Home Schooling


Home schooling is a form of education in which most of a child’s instruction is conducted in the home. More than 1 million children in the United States are educated at home. Parents are usually the main teachers. Families who educate their children at home typically give lessons in subjects similar to those in public and private schools.

There are many reasons parents choose home schooling for their children. Most parents do so because they want to teach a specific set of values, usually Christian, to their children. Parents may also decide on home schooling because they cannot afford to send their children to a private school. Others may want less structured learning for their children than a typical public or private school provides, or want greater control over the selection of material their children are being taught.

Some families organize home schools like a conventional school, with structured daily activities. Others view all of life as an opportunity for learning and use a very flexible schedule. Most families provide educational experiences outside as well as inside the home. Their children may visit museums, work in a garden, or serve apprenticeships. Some home-school families use textbooks and prepackaged courses of study. Other home schoolers create their own materials.

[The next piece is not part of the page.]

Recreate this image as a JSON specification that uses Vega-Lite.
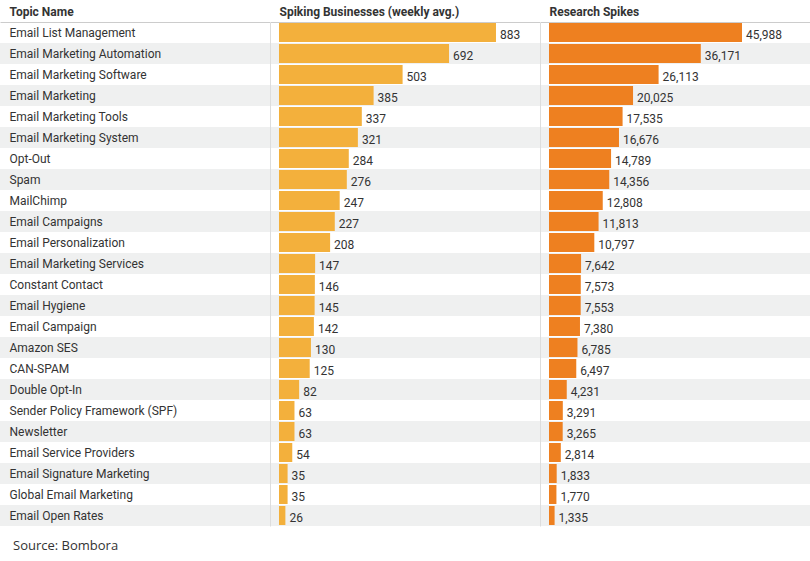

Critics of home education say that home-schooled children may not have enough contact with other children, especially those from different backgrounds. Critics also say that the average parent is not as qualified as a schoolteacher to educate a child. Studies show, however, that most home-schooled children achieve scores equal to or better than public-school students in college entrance examinations, achievement tests, and social development tests.

Since the late 1970’s, increasing numbers of parents in the United States have begun to teach their children at home. Each state has different laws to govern the operation of home schools.